One of the most fun things that Elias and I have found to do at this housesit is spotlighting - we take a big 6 v flashlight out to the neighborhood golf course just after dusk and look for marsupials, which are mostly nocturnal. This picture was taken before we went out last night, as Elias practiced his search image with 'possum', one of his many stuffed animals.
Every time we go spotlighting we see brushtail possums, which are big and impressive for arboreal animals, and also not very fleet, which makes them a great viewing species for an almost-four-year-old. We also see pademelons every time - little kangaroos 70 cm tall or so. One memorable time we saw a potoroo, an even smaller, and, at least for this individual, much more shy kangaroo - one flash and it was gone.
Alisa and Eric came along for the first time last night. It was a brisk night, good for walking but after a while a little too cold for an almost-four-year-old. At first we walked a little faster than normal, which is often the case when you go wildlife-viewing with a new group, and so we didn't see much. At one point Alisa asked, "Do you normally see something by now?"
But then we got a real treat - an eastern barred bandicoot, which we normally see only about every third time we go. They're not at all shy, and this one hopped along the fairway right towards us, getting within 7 or 8 meters or so. We even got a picture.
Bandicoots are delightful little marsupials that, in our experience of them, bound frantically from one spot to another on the golf course, nosing around for worms and other invertebrates. It's amazing how easy it is to see these little critters right on the edge of Kingston.
There's a poignant twist, though. Eastern barred bandicoots are common in Tassie, but they're on the verge of extirpation from the mainland, with the population estimated at 200 individuals.

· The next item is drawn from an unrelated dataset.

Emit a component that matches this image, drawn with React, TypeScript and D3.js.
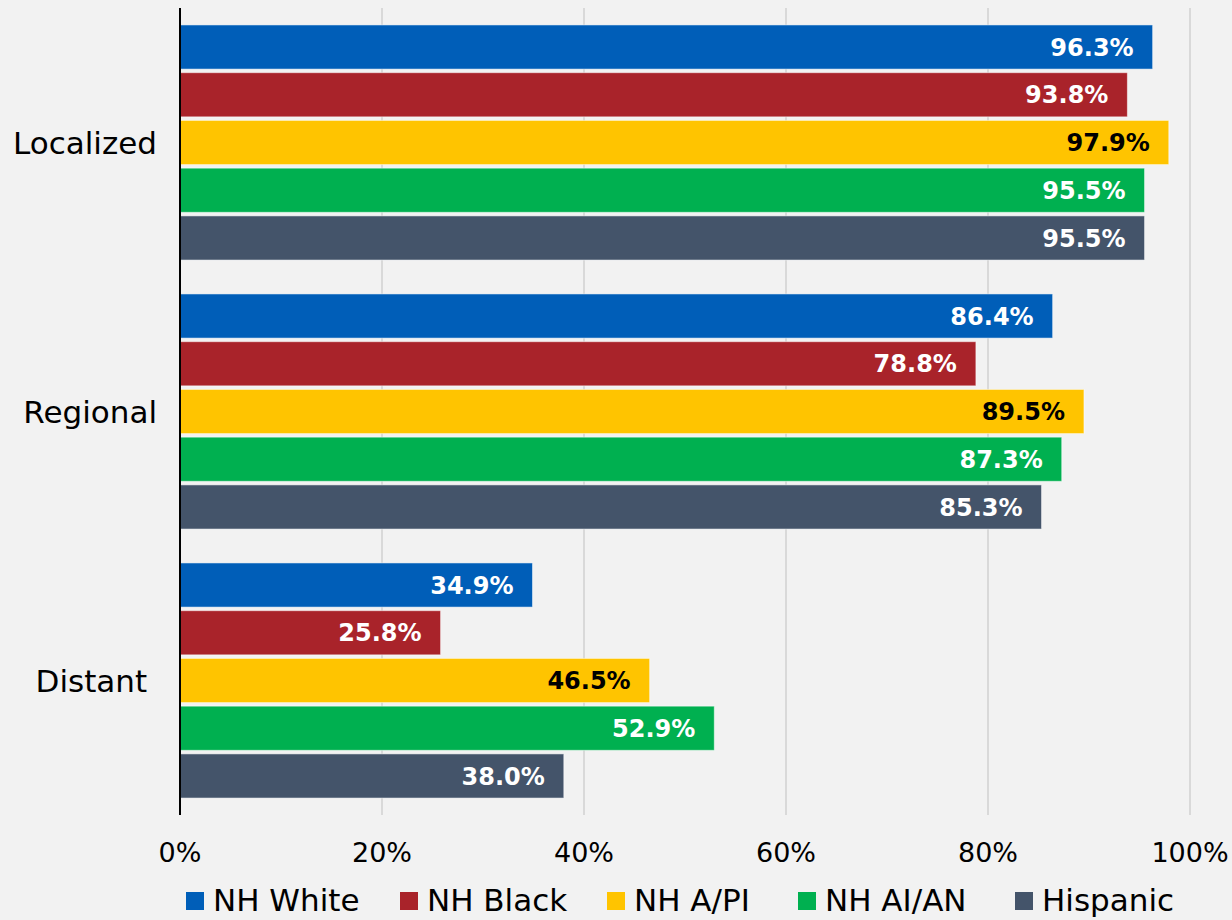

The main cause of their demise has been introduced European foxes.
Pademelons are already extinct from the mainland, due to...foxes.
Ditto bettongs, another kangaroo species still common in Tasmania.
And now foxes have reached Tassie, either as deliberate introductions, or as stowaways on ships from Melbourne. Since 2002, 56 scats from the island have been genetically confirmed as fox scat. There's an effort to eradicate them, but Tasmania is a very big island, with lots of places to hide, and foxes are incredibly wary. If the fox population becomes established here, the bandicoots and pademelons and bettongs and a heap of other species are looking at the abyss.
Australia is the global capital for historical vertebrate extinctions - according to Wikipedia, if you count both species and sub-species, 23 birds, four frogs and 27 mammals have gone extinct here since 1788. Although millions of dollars are being spent on fox eradication in Tassie, it's hard to look at the hundreds of millions of dollars being spent on extending the highway south of Hobart without seeing where true priorities lie.
A big theme of our trip across the Pacific was enjoying the world as we found it, and not getting stuck on always bemoaning the changes that have inevitably come along to this place or that. I guess that's what Elias and I are doing when we go spotlighting - we're delighting in how easy it is for us to see animals that remain very exotic to my eyes. Hopefully an adult Elias won't look back in wonder - did it really happen? - at a time when he and his dad could go out with a flashlight and look at bandicoots and pademelons, just like that.